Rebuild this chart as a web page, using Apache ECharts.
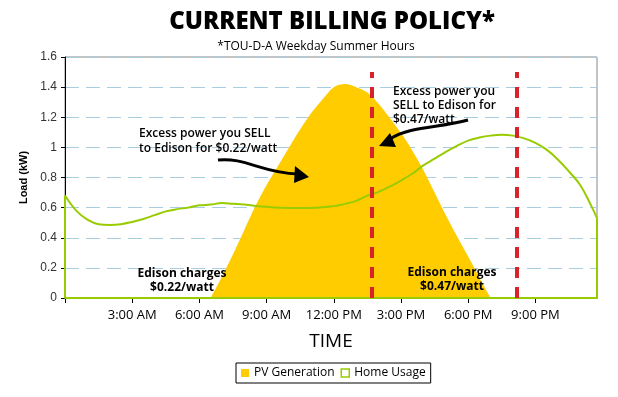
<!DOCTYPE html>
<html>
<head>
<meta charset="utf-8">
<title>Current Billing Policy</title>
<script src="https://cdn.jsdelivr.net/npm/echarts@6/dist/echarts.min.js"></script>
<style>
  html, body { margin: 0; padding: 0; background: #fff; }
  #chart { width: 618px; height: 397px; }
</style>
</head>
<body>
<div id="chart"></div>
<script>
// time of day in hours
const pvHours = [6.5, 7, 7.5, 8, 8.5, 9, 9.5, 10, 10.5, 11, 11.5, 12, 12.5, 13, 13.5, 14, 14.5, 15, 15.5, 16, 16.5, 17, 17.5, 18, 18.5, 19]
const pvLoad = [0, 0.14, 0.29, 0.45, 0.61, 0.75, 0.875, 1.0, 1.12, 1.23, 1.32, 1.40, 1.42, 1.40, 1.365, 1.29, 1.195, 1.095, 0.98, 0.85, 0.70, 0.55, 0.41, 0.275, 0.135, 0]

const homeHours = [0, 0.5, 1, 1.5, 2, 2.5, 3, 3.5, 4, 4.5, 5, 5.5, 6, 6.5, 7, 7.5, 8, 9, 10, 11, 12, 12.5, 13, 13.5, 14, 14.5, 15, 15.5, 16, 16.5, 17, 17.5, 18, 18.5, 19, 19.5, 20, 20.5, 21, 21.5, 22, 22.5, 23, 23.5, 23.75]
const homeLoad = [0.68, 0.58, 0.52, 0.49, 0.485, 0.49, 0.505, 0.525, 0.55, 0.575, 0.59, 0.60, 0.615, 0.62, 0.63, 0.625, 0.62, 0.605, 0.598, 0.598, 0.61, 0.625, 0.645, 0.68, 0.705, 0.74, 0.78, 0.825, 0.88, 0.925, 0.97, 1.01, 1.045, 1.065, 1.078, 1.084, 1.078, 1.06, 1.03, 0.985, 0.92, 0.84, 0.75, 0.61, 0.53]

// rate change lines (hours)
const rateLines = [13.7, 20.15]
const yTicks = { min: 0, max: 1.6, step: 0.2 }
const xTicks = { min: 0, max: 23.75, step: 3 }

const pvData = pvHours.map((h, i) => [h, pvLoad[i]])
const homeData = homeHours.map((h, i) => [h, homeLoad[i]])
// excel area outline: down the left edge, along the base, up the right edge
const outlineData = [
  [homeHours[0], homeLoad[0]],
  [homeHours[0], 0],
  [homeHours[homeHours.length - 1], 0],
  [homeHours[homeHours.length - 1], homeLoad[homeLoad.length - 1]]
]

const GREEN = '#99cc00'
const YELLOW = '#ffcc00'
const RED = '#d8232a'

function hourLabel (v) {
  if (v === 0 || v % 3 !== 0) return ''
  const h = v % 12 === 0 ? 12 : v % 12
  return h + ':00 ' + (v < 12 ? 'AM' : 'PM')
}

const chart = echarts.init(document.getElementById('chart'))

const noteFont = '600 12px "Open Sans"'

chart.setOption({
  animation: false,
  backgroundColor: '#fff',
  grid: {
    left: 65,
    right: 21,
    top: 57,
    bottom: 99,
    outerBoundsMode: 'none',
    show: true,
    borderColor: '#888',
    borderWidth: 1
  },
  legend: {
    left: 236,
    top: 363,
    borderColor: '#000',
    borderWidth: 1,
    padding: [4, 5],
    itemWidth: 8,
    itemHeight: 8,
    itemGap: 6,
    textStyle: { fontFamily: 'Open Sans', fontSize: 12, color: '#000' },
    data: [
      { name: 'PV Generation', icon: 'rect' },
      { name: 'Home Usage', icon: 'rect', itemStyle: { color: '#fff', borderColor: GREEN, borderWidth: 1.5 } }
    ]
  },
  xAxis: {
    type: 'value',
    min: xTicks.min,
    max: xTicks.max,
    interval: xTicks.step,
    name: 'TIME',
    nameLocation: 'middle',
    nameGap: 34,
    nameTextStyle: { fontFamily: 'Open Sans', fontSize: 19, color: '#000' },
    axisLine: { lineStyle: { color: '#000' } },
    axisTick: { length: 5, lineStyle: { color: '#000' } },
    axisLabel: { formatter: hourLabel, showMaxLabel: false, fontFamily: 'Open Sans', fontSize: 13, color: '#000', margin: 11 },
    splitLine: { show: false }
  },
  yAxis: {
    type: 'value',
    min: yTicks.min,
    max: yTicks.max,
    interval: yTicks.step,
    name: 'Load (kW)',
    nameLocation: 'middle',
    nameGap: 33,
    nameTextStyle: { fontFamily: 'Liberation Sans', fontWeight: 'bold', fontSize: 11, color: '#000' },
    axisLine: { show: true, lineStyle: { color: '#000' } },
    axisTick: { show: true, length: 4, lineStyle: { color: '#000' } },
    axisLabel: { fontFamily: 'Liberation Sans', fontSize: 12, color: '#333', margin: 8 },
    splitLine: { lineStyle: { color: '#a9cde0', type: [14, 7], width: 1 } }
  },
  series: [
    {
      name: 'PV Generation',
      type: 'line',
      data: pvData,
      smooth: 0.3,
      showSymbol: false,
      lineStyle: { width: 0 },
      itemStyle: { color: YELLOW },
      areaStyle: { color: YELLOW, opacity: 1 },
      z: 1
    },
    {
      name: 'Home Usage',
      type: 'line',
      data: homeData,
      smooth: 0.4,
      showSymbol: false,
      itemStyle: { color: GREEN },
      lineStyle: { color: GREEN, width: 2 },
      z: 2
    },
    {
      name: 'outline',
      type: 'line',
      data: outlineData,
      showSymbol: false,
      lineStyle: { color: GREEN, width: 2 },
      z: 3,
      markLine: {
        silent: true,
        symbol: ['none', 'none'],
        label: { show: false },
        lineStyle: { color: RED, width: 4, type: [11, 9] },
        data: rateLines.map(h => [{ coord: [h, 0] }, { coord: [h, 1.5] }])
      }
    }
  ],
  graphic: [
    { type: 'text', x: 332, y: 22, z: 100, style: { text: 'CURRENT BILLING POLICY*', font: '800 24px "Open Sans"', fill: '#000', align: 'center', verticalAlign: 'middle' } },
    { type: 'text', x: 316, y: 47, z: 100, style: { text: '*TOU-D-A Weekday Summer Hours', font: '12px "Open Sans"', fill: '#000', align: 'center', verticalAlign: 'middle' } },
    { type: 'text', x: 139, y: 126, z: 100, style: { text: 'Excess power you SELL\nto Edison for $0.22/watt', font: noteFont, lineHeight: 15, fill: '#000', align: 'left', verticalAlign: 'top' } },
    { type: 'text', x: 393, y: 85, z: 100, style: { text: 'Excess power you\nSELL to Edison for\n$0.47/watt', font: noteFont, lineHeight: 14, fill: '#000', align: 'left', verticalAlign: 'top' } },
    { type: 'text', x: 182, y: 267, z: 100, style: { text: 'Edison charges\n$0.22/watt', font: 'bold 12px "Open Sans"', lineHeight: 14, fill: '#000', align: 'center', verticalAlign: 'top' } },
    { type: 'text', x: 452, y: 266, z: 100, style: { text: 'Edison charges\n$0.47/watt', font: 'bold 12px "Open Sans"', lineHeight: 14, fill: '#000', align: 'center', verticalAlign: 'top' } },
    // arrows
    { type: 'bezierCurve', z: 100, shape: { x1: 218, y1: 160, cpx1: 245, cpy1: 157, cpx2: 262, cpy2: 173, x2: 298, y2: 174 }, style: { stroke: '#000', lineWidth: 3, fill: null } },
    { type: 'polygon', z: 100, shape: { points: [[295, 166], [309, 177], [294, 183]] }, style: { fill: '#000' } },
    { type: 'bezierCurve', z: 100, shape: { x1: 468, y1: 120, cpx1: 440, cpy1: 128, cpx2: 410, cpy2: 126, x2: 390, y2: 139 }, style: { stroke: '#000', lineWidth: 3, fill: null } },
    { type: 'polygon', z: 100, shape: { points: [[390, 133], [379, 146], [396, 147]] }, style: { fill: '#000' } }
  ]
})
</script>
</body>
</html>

******

▸ Written request
Restate the whole listing above exactly, please, omitting every image.

▸ The answer
Rebuild this chart as a web page, using Apache ECharts.
<!DOCTYPE html>
<html>
<head>
<meta charset="utf-8">
<title>Current Billing Policy</title>
<script src="https://cdn.jsdelivr.net/npm/echarts@6/dist/echarts.min.js"></script>
<style>
  html, body { margin: 0; padding: 0; background: #fff; }
  #chart { width: 618px; height: 397px; }
</style>
</head>
<body>
<div id="chart"></div>
<script>
// time of day in hours
const pvHours = [6.5, 7, 7.5, 8, 8.5, 9, 9.5, 10, 10.5, 11, 11.5, 12, 12.5, 13, 13.5, 14, 14.5, 15, 15.5, 16, 16.5, 17, 17.5, 18, 18.5, 19]
const pvLoad = [0, 0.14, 0.29, 0.45, 0.61, 0.75, 0.875, 1.0, 1.12, 1.23, 1.32, 1.40, 1.42, 1.40, 1.365, 1.29, 1.195, 1.095, 0.98, 0.85, 0.70, 0.55, 0.41, 0.275, 0.135, 0]

const homeHours = [0, 0.5, 1, 1.5, 2, 2.5, 3, 3.5, 4, 4.5, 5, 5.5, 6, 6.5, 7, 7.5, 8, 9, 10, 11, 12, 12.5, 13, 13.5, 14, 14.5, 15, 15.5, 16, 16.5, 17, 17.5, 18, 18.5, 19, 19.5, 20, 20.5, 21, 21.5, 22, 22.5, 23, 23.5, 23.75]
const homeLoad = [0.68, 0.58, 0.52, 0.49, 0.485, 0.49, 0.505, 0.525, 0.55, 0.575, 0.59, 0.60, 0.615, 0.62, 0.63, 0.625, 0.62, 0.605, 0.598, 0.598, 0.61, 0.625, 0.645, 0.68, 0.705, 0.74, 0.78, 0.825, 0.88, 0.925, 0.97, 1.01, 1.045, 1.065, 1.078, 1.084, 1.078, 1.06, 1.03, 0.985, 0.92, 0.84, 0.75, 0.61, 0.53]

// rate change lines (hours)
const rateLines = [13.7, 20.15]
const yTicks = { min: 0, max: 1.6, step: 0.2 }
const xTicks = { min: 0, max: 23.75, step: 3 }

const pvData = pvHours.map((h, i) => [h, pvLoad[i]])
const homeData = homeHours.map((h, i) => [h, homeLoad[i]])
// excel area outline: down the left edge, along the base, up the right edge
const outlineData = [
  [homeHours[0], homeLoad[0]],
  [homeHours[0], 0],
  [homeHours[homeHours.length - 1], 0],
  [homeHours[homeHours.length - 1], homeLoad[homeLoad.length - 1]]
]

const GREEN = '#99cc00'
const YELLOW = '#ffcc00'
const RED = '#d8232a'

function hourLabel (v) {
  if (v === 0 || v % 3 !== 0) return ''
  const h = v % 12 === 0 ? 12 : v % 12
  return h + ':00 ' + (v < 12 ? 'AM' : 'PM')
}

const chart = echarts.init(document.getElementById('chart'))

const noteFont = '600 12px "Open Sans"'

chart.setOption({
  animation: false,
  backgroundColor: '#fff',
  grid: {
    left: 65,
    right: 21,
    top: 57,
    bottom: 99,
    outerBoundsMode: 'none',
    show: true,
    borderColor: '#888',
    borderWidth: 1
  },
  legend: {
    left: 236,
    top: 363,
    borderColor: '#000',
    borderWidth: 1,
    padding: [4, 5],
    itemWidth: 8,
    itemHeight: 8,
    itemGap: 6,
    textStyle: { fontFamily: 'Open Sans', fontSize: 12, color: '#000' },
    data: [
      { name: 'PV Generation', icon: 'rect' },
      { name: 'Home Usage', icon: 'rect', itemStyle: { color: '#fff', borderColor: GREEN, borderWidth: 1.5 } }
    ]
  },
  xAxis: {
    type: 'value',
    min: xTicks.min,
    max: xTicks.max,
    interval: xTicks.step,
    name: 'TIME',
    nameLocation: 'middle',
    nameGap: 34,
    nameTextStyle: { fontFamily: 'Open Sans', fontSize: 19, color: '#000' },
    axisLine: { lineStyle: { color: '#000' } },
    axisTick: { length: 5, lineStyle: { color: '#000' } },
    axisLabel: { formatter: hourLabel, showMaxLabel: false, fontFamily: 'Open Sans', fontSize: 13, color: '#000', margin: 11 },
    splitLine: { show: false }
  },
  yAxis: {
    type: 'value',
    min: yTicks.min,
    max: yTicks.max,
    interval: yTicks.step,
    name: 'Load (kW)',
    nameLocation: 'middle',
    nameGap: 33,
    nameTextStyle: { fontFamily: 'Liberation Sans', fontWeight: 'bold', fontSize: 11, color: '#000' },
    axisLine: { show: true, lineStyle: { color: '#000' } },
    axisTick: { show: true, length: 4, lineStyle: { color: '#000' } },
    axisLabel: { fontFamily: 'Liberation Sans', fontSize: 12, color: '#333', margin: 8 },
    splitLine: { lineStyle: { color: '#a9cde0', type: [14, 7], width: 1 } }
  },
  series: [
    {
      name: 'PV Generation',
      type: 'line',
      data: pvData,
      smooth: 0.3,
      showSymbol: false,
      lineStyle: { width: 0 },
      itemStyle: { color: YELLOW },
      areaStyle: { color: YELLOW, opacity: 1 },
      z: 1
    },
    {
      name: 'Home Usage',
      type: 'line',
      data: homeData,
      smooth: 0.4,
      showSymbol: false,
      itemStyle: { color: GREEN },
      lineStyle: { color: GREEN, width: 2 },
      z: 2
    },
    {
      name: 'outline',
      type: 'line',
      data: outlineData,
      showSymbol: false,
      lineStyle: { color: GREEN, width: 2 },
      z: 3,
      markLine: {
        silent: true,
        symbol: ['none', 'none'],
        label: { show: false },
        lineStyle: { color: RED, width: 4, type: [11, 9] },
        data: rateLines.map(h => [{ coord: [h, 0] }, { coord: [h, 1.5] }])
      }
    }
  ],
  graphic: [
    { type: 'text', x: 332, y: 22, z: 100, style: { text: 'CURRENT BILLING POLICY*', font: '800 24px "Open Sans"', fill: '#000', align: 'center', verticalAlign: 'middle' } },
    { type: 'text', x: 316, y: 47, z: 100, style: { text: '*TOU-D-A Weekday Summer Hours', font: '12px "Open Sans"', fill: '#000', align: 'center', verticalAlign: 'middle' } },
    { type: 'text', x: 139, y: 126, z: 100, style: { text: 'Excess power you SELL\nto Edison for $0.22/watt', font: noteFont, lineHeight: 15, fill: '#000', align: 'left', verticalAlign: 'top' } },
    { type: 'text', x: 393, y: 85, z: 100, style: { text: 'Excess power you\nSELL to Edison for\n$0.47/watt', font: noteFont, lineHeight: 14, fill: '#000', align: 'left', verticalAlign: 'top' } },
    { type: 'text', x: 182, y: 267, z: 100, style: { text: 'Edison charges\n$0.22/watt', font: 'bold 12px "Open Sans"', lineHeight: 14, fill: '#000', align: 'center', verticalAlign: 'top' } },
    { type: 'text', x: 452, y: 266, z: 100, style: { text: 'Edison charges\n$0.47/watt', font: 'bold 12px "Open Sans"', lineHeight: 14, fill: '#000', align: 'center', verticalAlign: 'top' } },
    // arrows
    { type: 'bezierCurve', z: 100, shape: { x1: 218, y1: 160, cpx1: 245, cpy1: 157, cpx2: 262, cpy2: 173, x2: 298, y2: 174 }, style: { stroke: '#000', lineWidth: 3, fill: null } },
    { type: 'polygon', z: 100, shape: { points: [[295, 166], [309, 177], [294, 183]] }, style: { fill: '#000' } },
    { type: 'bezierCurve', z: 100, shape: { x1: 468, y1: 120, cpx1: 440, cpy1: 128, cpx2: 410, cpy2: 126, x2: 390, y2: 139 }, style: { stroke: '#000', lineWidth: 3, fill: null } },
    { type: 'polygon', z: 100, shape: { points: [[390, 133], [379, 146], [396, 147]] }, style: { fill: '#000' } }
  ]
})
</script>
</body>
</html>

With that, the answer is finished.